Episode 2: Stuffed Silence

Hi everyone, I hope you’re doing as well as you can. We didn’t have a submission this week, so today’s poem reflects something I’ve been thinking a lot about—something I deeply struggle with every day. And I know I’m not alone.


I’m pretty honest about my struggles with mental health, and I’m beyond grateful for everyone who emails, messages, and DMs me. But I also know that many of us—myself included—wrestle with responding. 

This week’s poem excavates the complicated nature of receiving and replying to messages from someone who knows we're struggling and is lovingly checking in on us. It unpacks the nooks and crannies of this dynamic—such as the tension between gratitude and somatic reactions—and why responding is not as simple as it seems. 


I’ll share it with you now:

I imagine your thumbs padding

against the bottom half of 

the glass screen, every

twenty-four hours or so.

Good morning! Just thinking of you. Hope all is well.

Hey, how are you feeling today?

Found this podcast, book, quote that I know you’ll love. 
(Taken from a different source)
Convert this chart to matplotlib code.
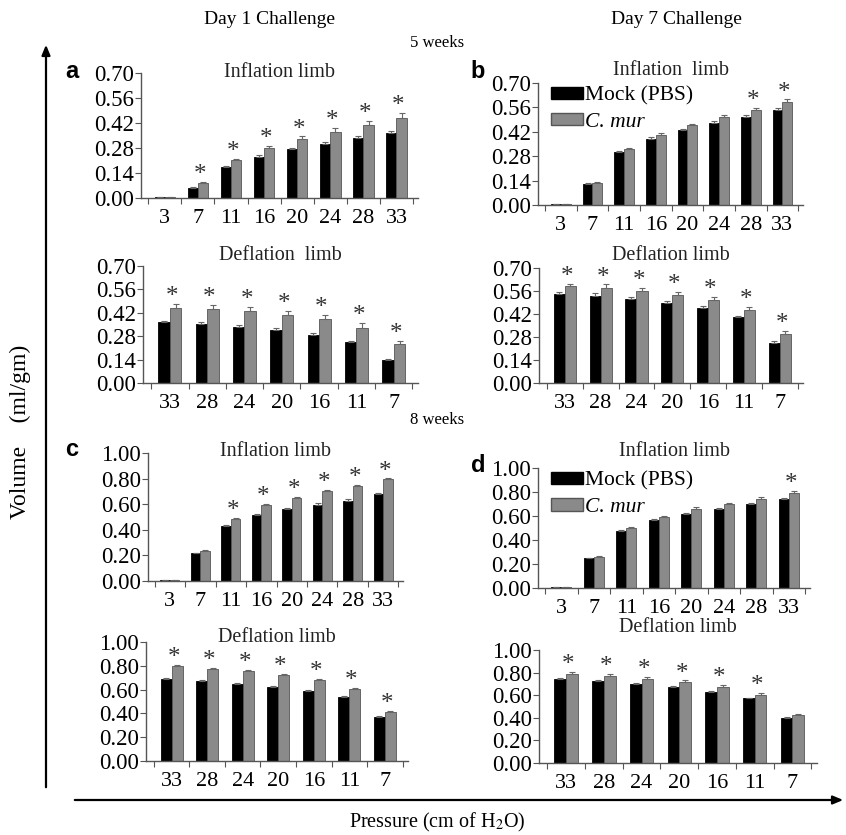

This meme made me think of you!

Hey, just checking in. How are things?

If there’s any way I can help, let me know. Doesn’t matter what it is. I’m here.

Are you okay? Please let me know. I’m worried.

I’m impotent. Can’t generate letters, words, sentences, paragraphs,

but a bare-boned poem. 

Anxiety splashes and churns acid up the walls of my stomach

reading your worry.

Overwhelm casts cross, sweeping shadows against uncapacious chest walls

writing a response.

Panic squeezes breath & blood from my heartbeat—a bean crushed by knife face—

tapping send. 

Replying is binding now.

I’m afraid you’ll call the police

as the space between us 

swells, crowded with absence—

not an empty void.

The quiet, dark, decay, death—

all that we call silence because we choose not to

see, touch, taste, smell, or hear it—

claws for scraps of space.

“I'm drinking from my saucer,

'Cause my cup has overflowed.”

But blue bubbles and

buzzing and bells

combine into bulging balls—

suffocating and boiling the inside of my body—

harbingers of becalming.

Too much to explain what’s been going on.

Too much to recap. 

Too much to walk through the gates of continuous conversation—

the promise of chronic energy exchanges that

I can’t give or hold.

A cyclic subscription expecting currency that

my nervous system can’t expend. 


Breathe the words in. What do they make you feel or think? How did they connect with your senses? What colours or symbols did you notice? What meaning did you draw? Metaphors? Interpretations? Clarity? Messages?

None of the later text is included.